■ TASK PROMPT
Line by line, repeat the data below exactly, beginning at the first line and ending at the line with "import pandas as pd". Omit pictures.
------
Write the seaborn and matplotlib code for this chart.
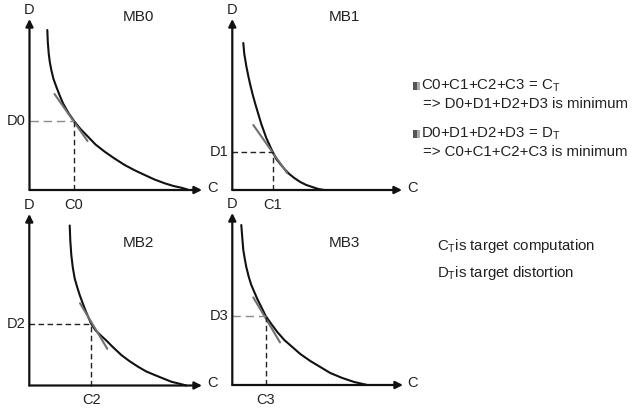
import matplotlib
matplotlib.use("Agg")
import matplotlib.pyplot as plt
from matplotlib.patches import Rectangle
import seaborn as sns
import pandas as pd

sns.set_theme(style="white")
plt.rcParams["font.family"] = ["Liberation Sans", "DejaVu Sans"]
plt.rcParams["mathtext.fontset"] = "custom"
plt.rcParams["mathtext.rm"] = "Liberation Sans"
plt.rcParams["mathtext.it"] = "Liberation Sans:italic"

# ---------------- data ----------------
panels = ["MB0", "MB1", "MB2", "MB3"]

mb0_c = [17.8, 18.3, 19.2, 20.3, 21.8, 24, 26.8, 30, 33.5, 39, 44.5, 51, 58.5, 66,
         75.2, 85, 95.2, 105, 115.2, 125, 135.2, 144, 151.8, 158]
mb0_d = [160, 148, 136.7, 128, 120, 111, 103.3, 95, 86.7, 77, 69, 61, 53.3, 45.5,
         38.3, 31.5, 25, 19.8, 15, 10.5, 6.7, 4, 2.3, 0.5]

mb1_c = [11, 12, 14, 16, 18, 20.5, 23, 26, 29, 34, 40.4, 44, 48, 53, 57, 62, 68, 74, 80, 86, 92]
mb1_d = [147, 136, 124, 114, 105, 95, 86, 76, 66, 52, 38, 31, 26, 20, 16, 12, 8, 5, 3, 1, 0]

mb2_c = [40.4, 41, 42, 43.5, 45.4, 48, 50.4, 53.5, 57, 62, 66, 71, 77, 84, 92, 100,
         108.7, 117, 125.4, 134, 142, 150, 157]
mb2_d = [160, 145, 130.5, 118, 107, 98, 90.5, 82, 73, 61.5, 55.5, 50.5, 45, 38, 30.5,
         24.5, 18.8, 14, 10.5, 7, 3.8, 1.8, 0]

mb3_c = [9, 10, 11, 12.5, 14, 16.5, 19, 22, 25, 29, 33.4, 39, 45, 52, 60, 68, 78, 88, 98, 110, 122, 135]
mb3_d = [160, 147, 135, 126, 118, 108, 100, 93, 86, 78, 69, 61, 53, 45, 38, 31, 24, 18, 12, 7, 3, 0]

curves_c = [mb0_c, mb1_c, mb2_c, mb3_c]
curves_d = [mb0_d, mb1_d, mb2_d, mb3_d]

# operating points (C_i, D_i) and tangent segments
op_c = [44.5, 40.4, 62, 33.4]
op_d = [69, 38, 61.5, 69]
tan_c = [[25, 58], [21, 55], [50.7, 78], [21, 47.7]]
tan_d = [[96, 49], [65, 16.7], [82.3, 36.7], [87.6, 42.6]]

c_labels = ["C0", "C1", "C2", "C3"]
d_labels = ["D0", "D1", "D2", "D3"]

notes = [
    "C0+C1+C2+C3 = C$_\\mathrm{T}$",
    "=> D0+D1+D2+D3 is minimum",
    "D0+D1+D2+D3 = D$_\\mathrm{T}$",
    "=> C0+C1+C2+C3 is minimum",
]
defs = ["C$_\\mathrm{T}$is target computation", "D$_\\mathrm{T}$is target distortion"]

# ---------------- layout (pixels) ----------------
W, H = 632, 411
fig = plt.figure(figsize=(W / 100, H / 100), dpi=100)

# origin x, origin y, arrow tip x, arrow tip y
geom = [(29.5, 190, 202, 19), (232.3, 190, 402, 19),
        (29.3, 385.5, 202, 214), (232.3, 385, 403, 213)]
title_pos = [(138, 17), (344, 17), (138, 243), (344, 243)]
h_dash_col = ["#8a8a8a", "#222222", "#222222", "#8a8a8a"]
h_dash = [(6, 3.5), (4, 2.5), (4, 2.5), (6, 3.5)]

txtc = "#222222"
fs = 10.5

for i in range(4):
    ox, oy, tx, ty = geom[i]
    ax = fig.add_axes([ox / W, 1 - oy / H, (tx - ox) / W, (oy - ty) / H])
    ax.set_xlim(0, tx - ox)
    ax.set_ylim(0, oy - ty)
    ax.set_axis_off()

    df = pd.DataFrame({"C": curves_c[i], "D": curves_d[i]})
    sns.lineplot(data=df, x="C", y="D", ax=ax, sort=False, estimator=None,
                 color="#111111", lw=1.5, clip_on=False)
    tdf = pd.DataFrame({"C": tan_c[i], "D": tan_d[i]})
    sns.lineplot(data=tdf, x="C", y="D", ax=ax, sort=False, estimator=None,
                 color="#707070", lw=1.5, clip_on=False)

    # dashed guides
    ax.plot([0, op_c[i]], [op_d[i], op_d[i]], color=h_dash_col[i], lw=1.0,
            dashes=h_dash[i], clip_on=False)
    ax.plot([op_c[i], op_c[i]], [0, op_d[i]], color="#222222", lw=1.0,
            dashes=(4, 2.5), clip_on=False)

    # axes arrows
    ap = dict(arrowstyle="-|>", lw=1.6, color="#111111", mutation_scale=11,
              shrinkA=0, shrinkB=0)
    ax.annotate("", xy=(1, 0), xytext=(0, 0), xycoords="axes fraction",
                textcoords="axes fraction", arrowprops=ap)
    ax.annotate("", xy=(0, 1), xytext=(0, 0), xycoords="axes fraction",
                textcoords="axes fraction", arrowprops=ap)

    # labels
    fig.text(ox / W, 1 - (ty - 9) / H, "D", ha="center", va="center",
             fontsize=fs, color=txtc)
    fig.text((tx + 10) / W, 1 - (oy - 2.5) / H, "C", ha="center", va="center",
             fontsize=fs, color=txtc)
    fig.text((ox - 3.5) / W, 1 - (oy - op_d[i]) / H, d_labels[i], ha="right",
             va="center", fontsize=fs, color=txtc)
    fig.text((ox + op_c[i]) / W, 1 - (oy + 14.5) / H, c_labels[i], ha="center",
             va="center", fontsize=fs, color=txtc)
    fig.text(title_pos[i][0] / W, 1 - title_pos[i][1] / H, panels[i],
             ha="center", va="center", fontsize=11, color=txtc)

# right-hand notes
note_y = [86, 104, 134, 152]
nfs = 10.8
for j, s in enumerate(notes):
    x = 421 if j % 2 == 0 else 423
    fig.text(x / W, 1 - note_y[j] / H, s, ha="left", va="center",
             fontsize=nfs, color=txtc)
for yb in (note_y[0], note_y[2]):
    fig.patches.append(Rectangle((413 / W, 1 - (yb + 4) / H), 4 / W, 8 / H,
                                 transform=fig.transFigure, color="#555555", lw=0))
    fig.patches.append(Rectangle((417 / W, 1 - (yb + 4) / H), 3 / W, 8 / H,
                                 transform=fig.transFigure, color="#aaaaaa", lw=0))

def_y = [246, 273]
for j, s in enumerate(defs):
    fig.text(437 / W, 1 - def_y[j] / H, s, ha="left", va="center",
             fontsize=nfs, color=txtc)

fig.savefig("out.png", dpi=100)
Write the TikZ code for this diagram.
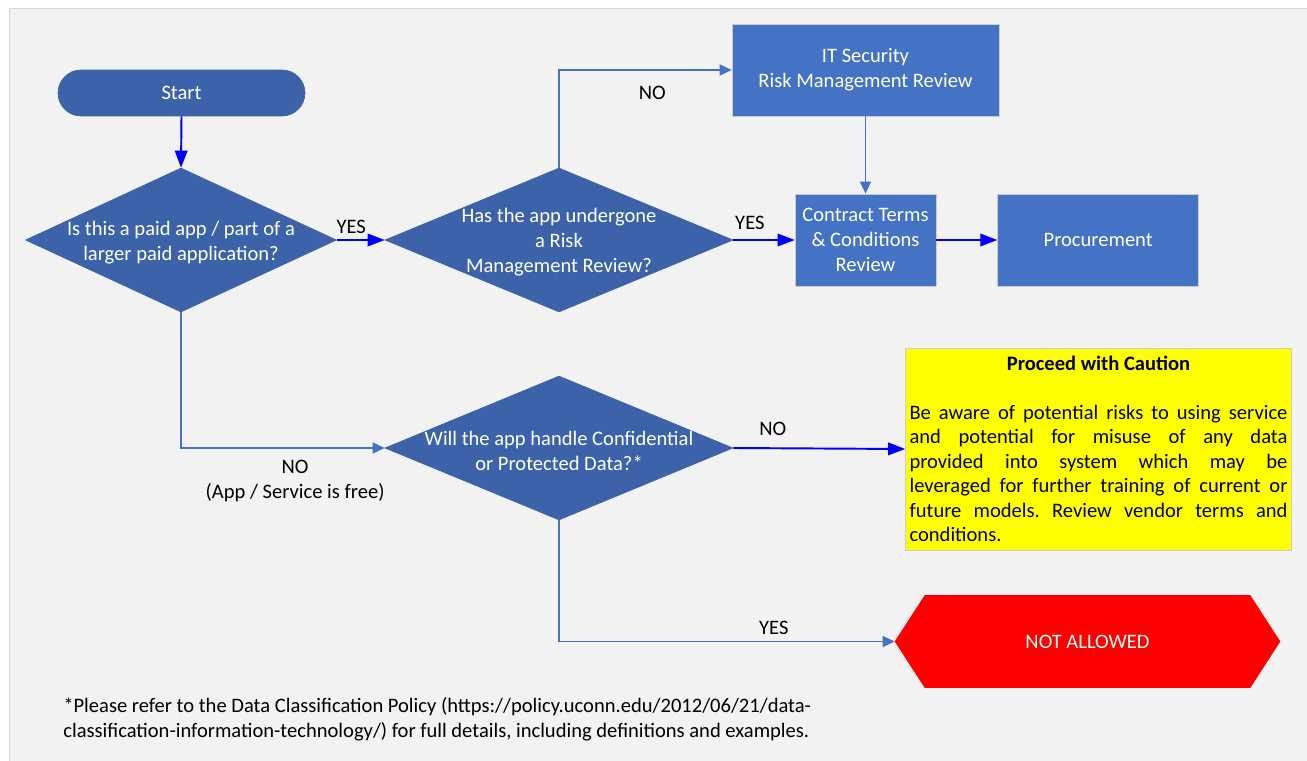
\documentclass[tikz,border=0pt]{standalone}
\usepackage{fontspec}
\setmainfont{Carlito}
\usepackage{xcolor}
\usetikzlibrary{shapes.geometric, arrows.meta, positioning}

\definecolor{deciblue}{RGB}{60,99,170}
\definecolor{boxblue}{RGB}{68,114,196}
\definecolor{pureblue}{RGB}{0,0,255}
\definecolor{cautionyellow}{RGB}{255,255,0}
\definecolor{stopred}{RGB}{255,0,0}
\definecolor{panelgray}{RGB}{242,242,242}

\begin{document}
\frenchspacing
\begin{tikzpicture}[x=0.02cm,y=-0.02cm,
        font=\fontsize{11.7}{14.2}\selectfont,
        terminal/.style={draw=deciblue,fill=deciblue,text=white,rounded corners=0.46cm,minimum width=4.94cm,minimum height=0.92cm},
        decision/.style={diamond,draw=deciblue,fill=deciblue,inner sep=0pt},
        decisiontext/.style={text=white,align=center,yshift=-0.05cm},
        process/.style={draw=black!20,fill=boxblue,text=white,align=center,inner xsep=2pt,minimum height=1.84cm},
        caution/.style={draw=black!20,fill=cautionyellow,text width=7.56cm,inner xsep=0.08cm,minimum height=4.04cm,align=justify,font=\fontsize{11.7}{13.9}\selectfont},
        yesflow/.style={-{Triangle[length=0.34cm,width=0.25cm]},draw=pureblue,line width=1.1pt},
        sideflow/.style={-{Triangle[length=0.24cm,width=0.22cm]},draw=boxblue,line width=0.8pt}]

        % panel
        \useasboundingbox (0,0) rectangle (1307,760);
        \filldraw[fill=panelgray,draw=black!15] (9.5,8.5) rectangle (1320,775);

        \node[terminal] (start) at (181.5,93) {Start};
        \node[decision,minimum width=6.22cm,minimum height=2.88cm,
            label={[decisiontext]center:{Is this a paid app / part of a\\larger paid application?}}] (paid) at (181,240) {};
        \node[decision,minimum width=6.96cm,minimum height=2.88cm,
            label={[decisiontext]center:{Has the app undergone\\a Risk\\Management Review?}}] (review) at (559,240) {};
        \node[decision,minimum width=6.96cm,minimum height=2.88cm,
            label={[decisiontext]center:{Will the app handle Confidential\\or Protected Data?*}}] (data) at (559,448) {};

        \node[process,minimum width=5.34cm] (itsec) at (865.5,70) {IT Security\\Risk Management Review};
        \node[process,minimum width=2.82cm] (terms) at (865.5,240) {Contract Terms\\\& Conditions\\Review};
        \node[process,minimum width=4.02cm] (proc) [right=1.22cm of terms] {Procurement};

        \node[caution] (caution) at (1098.5,449) {{\centering\textbf{Proceed with Caution}\par}
            \vspace{13.9pt}
            Be aware of potential risks to using service\linebreak
            and potential for misuse of any data\linebreak
            provided into system which may be\linebreak
            leveraged for further training of current or\linebreak
            future models. Review vendor terms and\linebreak
            conditions.};

        % hexagon
        \node[minimum width=7.7cm,minimum height=1.84cm] (notallowed) at (1087.5,641.5) {};
        \fill[stopred] (notallowed.west) -- ([xshift=0.6cm]notallowed.north west) -- ([xshift=-0.6cm]notallowed.north east)
            -- (notallowed.east) -- ([xshift=-0.6cm]notallowed.south east) -- ([xshift=0.6cm]notallowed.south west) -- cycle;
        \node[text=white] (notallowedlabel) at (notallowed) {NOT ALLOWED};

        \node[anchor=north west,align=left,inner sep=0pt] (footnote) at (63,697)
            {*Please refer to the Data Classification Policy (https://policy.uconn.edu/2012/06/21/data-\\
            classification-information-technology/) for full details, including definitions and examples.};

        \draw[yesflow] (start.south) -- (paid.north);
        \draw[yesflow] (paid.east) -- node[above,pos=0.3] {YES} (review.west);
        \draw[sideflow] (review.north) |- node[pos=0.77,below=0.2cm] {NO} (itsec.west);
        \draw[sideflow] (itsec.south) -- (terms.north);
        \draw[yesflow] (review.east) -- node[above=2pt,pos=0.27] {YES} (terms.west);
        \draw[yesflow] (terms.east) -- (proc.west);
        \draw[sideflow] (paid.south) |- node[pos=0.78,below=0.12cm,align=center] {NO\\(App / Service is free)} (data.west);
        \draw[yesflow] (data.east) -- node[above=3pt,pos=0.23] {NO} (caution.west);
        \draw[sideflow] (data.south) |- node[pos=0.82,above] {YES} (notallowed.west);
    \end{tikzpicture}
\end{document}
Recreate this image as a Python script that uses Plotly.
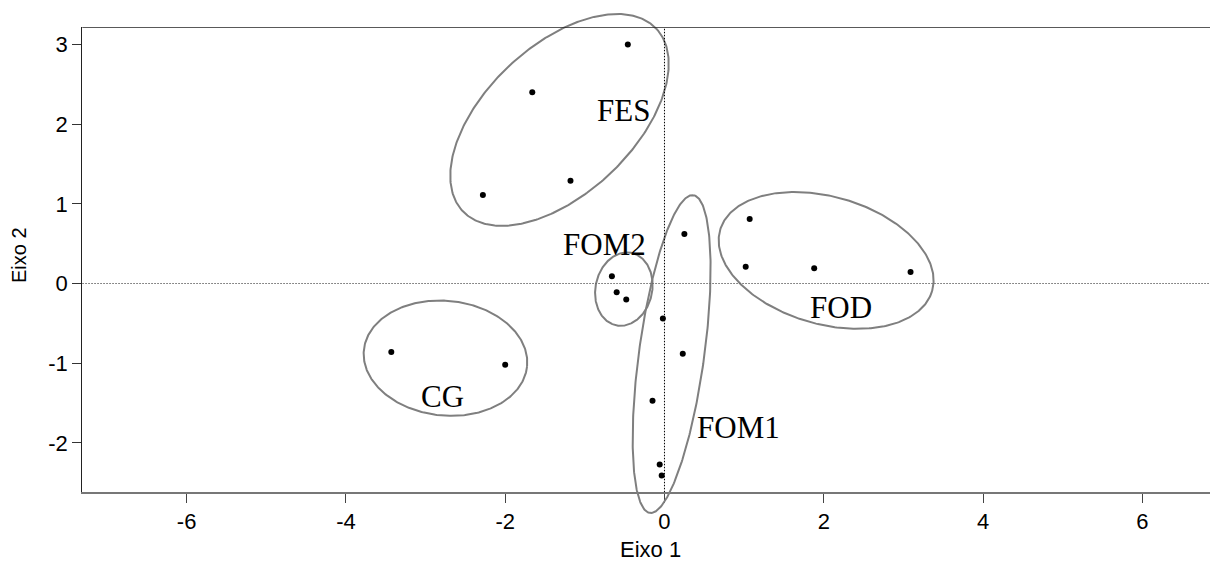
import numpy as np
import plotly.graph_objects as go

# ---------------- data ----------------
groups = ["CG", "FES", "FOM2", "FOM1", "FOD"]

cg_x = [-3.43, -2.00]
cg_y = [-0.86, -1.02]

fes_x = [-0.46, -1.66, -1.18, -2.28]
fes_y = [3.00, 2.40, 1.29, 1.11]

fom2_x = [-0.66, -0.60, -0.48]
fom2_y = [0.09, -0.11, -0.20]

fom1_x = [0.25, -0.02, 0.23, -0.15, -0.06, -0.035]
fom1_y = [0.62, -0.44, -0.88, -1.47, -2.27, -2.41]

fod_x = [1.07, 1.02, 1.88, 3.09]
fod_y = [0.81, 0.21, 0.19, 0.145]

# ellipse parameters: centre x, centre y, semi-major, semi-minor, angle (deg)
ell_cx = [-2.75, -1.318, -0.51, 0.09, 2.03]
ell_cy = [-0.937, 2.053, -0.07, -0.885, 0.29]
ell_a = [1.03, 1.67, 0.465, 2.012, 1.385]
ell_b = [0.72, 0.927, 0.356, 0.41, 0.80]
ell_ang = [-5.7, 43.3, 78.0, 82.2, -16.0]

# group labels
lab_x = [-2.785, -0.52, -0.75, 0.93, 2.22]
lab_y = [-1.42, 2.17, 0.49, -1.81, -0.305]

x_ticks = [-6, -4, -2, 0, 2, 4, 6]
y_ticks = [-2, -1, 0, 1, 2, 3]
x_title = "Eixo 1"
y_title = "Eixo 2"

# ---------------- layout geometry ----------------
W, H = 1210, 563
L_PX, R_PX, T_PX, B_PX = 82.3, 1210.0, 27.3, 492.3
XR = [-7.31, 6.85]
YR = [-2.62, 3.215]

sx = (R_PX - L_PX) / (XR[1] - XR[0])
sy = (B_PX - T_PX) / (YR[1] - YR[0])
XR2 = [XR[0] - L_PX / sx, XR[1] + (W - R_PX) / sx]
YR2 = [YR[0] - (H - B_PX) / sy, YR[1] + T_PX / sy]

fig = go.Figure()

# ellipses (on a full-page overlay axis pair so they are not clipped)
t = np.linspace(0, 2 * np.pi, 361)
for cx, cy, a, b, ang in zip(ell_cx, ell_cy, ell_a, ell_b, ell_ang):
    th = np.deg2rad(ang)
    ex = cx + a * np.cos(t) * np.cos(th) - b * np.sin(t) * np.sin(th)
    ey = cy + a * np.cos(t) * np.sin(th) + b * np.sin(t) * np.cos(th)
    fig.add_trace(go.Scatter(x=ex, y=ey, mode="lines", xaxis="x2", yaxis="y2",
                             line=dict(color="#7f7f7f", width=2),
                             hoverinfo="skip", showlegend=False))

all_x = [cg_x, fes_x, fom2_x, fom1_x, fod_x]
all_y = [cg_y, fes_y, fom2_y, fom1_y, fod_y]
for g, xs, ys in zip(groups, all_x, all_y):
    fig.add_trace(go.Scatter(x=xs, y=ys, mode="markers", name=g,
                             marker=dict(color="black", size=6),
                             showlegend=False, cliponaxis=False))

for g, lx, ly in zip(groups, lab_x, lab_y):
    fig.add_annotation(x=lx, y=ly, xref="x", yref="y", text=g, showarrow=False,
                       xanchor="center", yanchor="middle",
                       font=dict(family="Liberation Serif", size=31, color="black"))

# reference lines
fig.add_shape(type="line", xref="paper", yref="y", x0=L_PX / W, x1=1, y0=0, y1=0,
              line=dict(color="#666666", width=1, dash="1.5px,1.5px"))
fig.add_shape(type="line", xref="x", yref="y", x0=0, x1=0, y0=YR[0], y1=YR[1],
              line=dict(color="black", width=1, dash="1.5px,1.5px"))
# top frame line
fig.add_shape(type="line", xref="paper", yref="y", x0=L_PX / W, x1=1, y0=YR[1], y1=YR[1],
              line=dict(color="#222222", width=1.2))

# axis titles
fig.add_annotation(xref="paper", yref="paper", x=650 / W, y=(H - 549) / H, text=x_title,
                   xanchor="center", yanchor="middle",
                   showarrow=False, font=dict(family="Liberation Sans", size=22, color="black"))
fig.add_annotation(xref="paper", yref="paper", x=19 / W, y=(H - 255) / H, text=y_title,
                   xanchor="center", yanchor="middle",
                   textangle=-90, showarrow=False,
                   font=dict(family="Liberation Sans", size=20, color="black"))

axfont = dict(family="Liberation Sans", size=22, color="black")
fig.update_layout(
    width=W, height=H,
    margin=dict(l=0, r=0, t=0, b=0, autoexpand=False),
    paper_bgcolor="white", plot_bgcolor="rgba(0,0,0,0)",
    xaxis=dict(domain=[L_PX / W, R_PX / W], range=XR, anchor="y",
               showgrid=False, zeroline=False, showline=True, linecolor="#777777", linewidth=1.5,
               ticks="outside", ticklen=9, tickcolor="#444444", tickwidth=1,
               tickvals=x_ticks, ticktext=[str(v) for v in x_ticks], tickfont=axfont),
    yaxis=dict(domain=[(H - B_PX) / H, (H - T_PX) / H], range=YR, anchor="x",
               showgrid=False, zeroline=False, showline=True, linecolor="#222222", linewidth=1.2,
               ticks="outside", ticklen=9, tickcolor="#333333", tickwidth=1,
               tickvals=y_ticks, ticktext=[str(v) for v in y_ticks], tickfont=axfont),
    xaxis2=dict(domain=[0, 1], range=XR2, anchor="y2", visible=False),
    yaxis2=dict(domain=[0, 1], range=YR2, anchor="x2", visible=False),
)

fig.write_html("out.html", config={"displayModeBar": False},
               post_script="document.body.style.margin='0px';document.body.style.overflow='hidden';")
------
■ FINAL RESULT
Write the seaborn and matplotlib code for this chart.
import matplotlib
matplotlib.use("Agg")
import matplotlib.pyplot as plt
from matplotlib.patches import Rectangle
import seaborn as sns
import pandas as pd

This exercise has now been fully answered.